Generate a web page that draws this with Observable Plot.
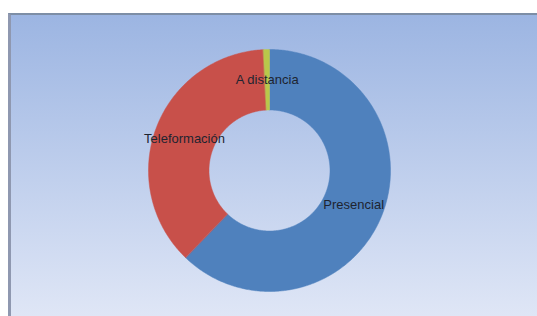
<!DOCTYPE html>
<html><head><meta charset="utf-8">
<script src="https://cdn.jsdelivr.net/npm/d3@7"></script>
<script src="https://cdn.jsdelivr.net/npm/@observablehq/plot@0.6"></script>
<style>
html,body{margin:0;padding:0;background:#fff;}
#wrap{position:relative;width:537px;height:316px;overflow:hidden;}
#bg{position:absolute;left:8px;top:13px;width:529px;height:303px;background:linear-gradient(#9cb5e2,#dfe6f6);border-top:2px solid #7d8ea6;border-left:3px solid #8f98b0;box-sizing:border-box;}
#chart{position:absolute;left:0;top:0;}
</style></head><body>
<div id="wrap"><div id="bg"></div><div id="chart"></div></div>
<script>
const categories = ["Presencial", "Teleformación", "A distancia"];
const values = [62.2, 37.0, 0.8];
const colors = ["#4f81bd", "#c8504a", "#b9c84a"];
const innerRatio = 0.5;

const data = categories.map((c, i) => ({cat: c, value: values[i]}));
const arcs = d3.pie().sort(null).value(d => d.value)(data);

// build slice polygons in unit coordinates (angle clockwise from north)
const pts = [];
for (const a of arcs) {
  const n = Math.max(2, Math.ceil((a.endAngle - a.startAngle) / 0.01));
  for (let k = 0; k <= n; k++) {
    const t = a.startAngle + (a.endAngle - a.startAngle) * k / n;
    pts.push({cat: a.data.cat, x: Math.sin(t), y: Math.cos(t)});
  }
  for (let k = n; k >= 0; k--) {
    const t = a.startAngle + (a.endAngle - a.startAngle) * k / n;
    pts.push({cat: a.data.cat, x: innerRatio * Math.sin(t), y: innerRatio * Math.cos(t)});
  }
}
const labelR = (1 + innerRatio) / 2;
const labels = arcs.map(a => {
  const m = (a.startAngle + a.endAngle) / 2;
  return {cat: a.data.cat, x: labelR * Math.sin(m), y: labelR * Math.cos(m)};
});

const chart = Plot.plot({
  width: 537,
  height: 316,
  margin: 0,
  style: {background: "transparent", overflow: "visible"},
  x: {domain: [-1, 1], range: [148, 390], axis: null},
  y: {domain: [-1, 1], range: [291, 49], axis: null},
  color: {domain: categories, range: colors},
  marks: [
    Plot.line(pts, {x: "x", y: "y", z: "cat", fill: "cat", stroke: "cat", strokeWidth: 0.5, curve: "linear-closed"}),
    Plot.text(labels, {x: "x", y: "y", text: "cat", fill: "#1e2430", fontSize: 13, fontFamily: "Liberation Sans"})
  ]
});
document.getElementById("chart").appendChild(chart);
</script>
</body></html>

JOB:
The pictures should not be reproduced; quote all of the other material exactly.

ANSWER BELOW:
Generate a web page that draws this with Observable Plot.
<!DOCTYPE html>
<html><head><meta charset="utf-8">
<script src="https://cdn.jsdelivr.net/npm/d3@7"></script>
<script src="https://cdn.jsdelivr.net/npm/@observablehq/plot@0.6"></script>
<style>
html,body{margin:0;padding:0;background:#fff;}
#wrap{position:relative;width:537px;height:316px;overflow:hidden;}
#bg{position:absolute;left:8px;top:13px;width:529px;height:303px;background:linear-gradient(#9cb5e2,#dfe6f6);border-top:2px solid #7d8ea6;border-left:3px solid #8f98b0;box-sizing:border-box;}
#chart{position:absolute;left:0;top:0;}
</style></head><body>
<div id="wrap"><div id="bg"></div><div id="chart"></div></div>
<script>
const categories = ["Presencial", "Teleformación", "A distancia"];
const values = [62.2, 37.0, 0.8];
const colors = ["#4f81bd", "#c8504a", "#b9c84a"];
const innerRatio = 0.5;

const data = categories.map((c, i) => ({cat: c, value: values[i]}));
const arcs = d3.pie().sort(null).value(d => d.value)(data);

// build slice polygons in unit coordinates (angle clockwise from north)
const pts = [];
for (const a of arcs) {
  const n = Math.max(2, Math.ceil((a.endAngle - a.startAngle) / 0.01));
  for (let k = 0; k <= n; k++) {
    const t = a.startAngle + (a.endAngle - a.startAngle) * k / n;
    pts.push({cat: a.data.cat, x: Math.sin(t), y: Math.cos(t)});
  }
  for (let k = n; k >= 0; k--) {
    const t = a.startAngle + (a.endAngle - a.startAngle) * k / n;
    pts.push({cat: a.data.cat, x: innerRatio * Math.sin(t), y: innerRatio * Math.cos(t)});
  }
}
const labelR = (1 + innerRatio) / 2;
const labels = arcs.map(a => {
  const m = (a.startAngle + a.endAngle) / 2;
  return {cat: a.data.cat, x: labelR * Math.sin(m), y: labelR * Math.cos(m)};
});

const chart = Plot.plot({
  width: 537,
  height: 316,
  margin: 0,
  style: {background: "transparent", overflow: "visible"},
  x: {domain: [-1, 1], range: [148, 390], axis: null},
  y: {domain: [-1, 1], range: [291, 49], axis: null},
  color: {domain: categories, range: colors},
  marks: [
    Plot.line(pts, {x: "x", y: "y", z: "cat", fill: "cat", stroke: "cat", strokeWidth: 0.5, curve: "linear-closed"}),
    Plot.text(labels, {x: "x", y: "y", text: "cat", fill: "#1e2430", fontSize: 13, fontFamily: "Liberation Sans"})
  ]
});
document.getElementById("chart").appendChild(chart);
</script>
</body></html>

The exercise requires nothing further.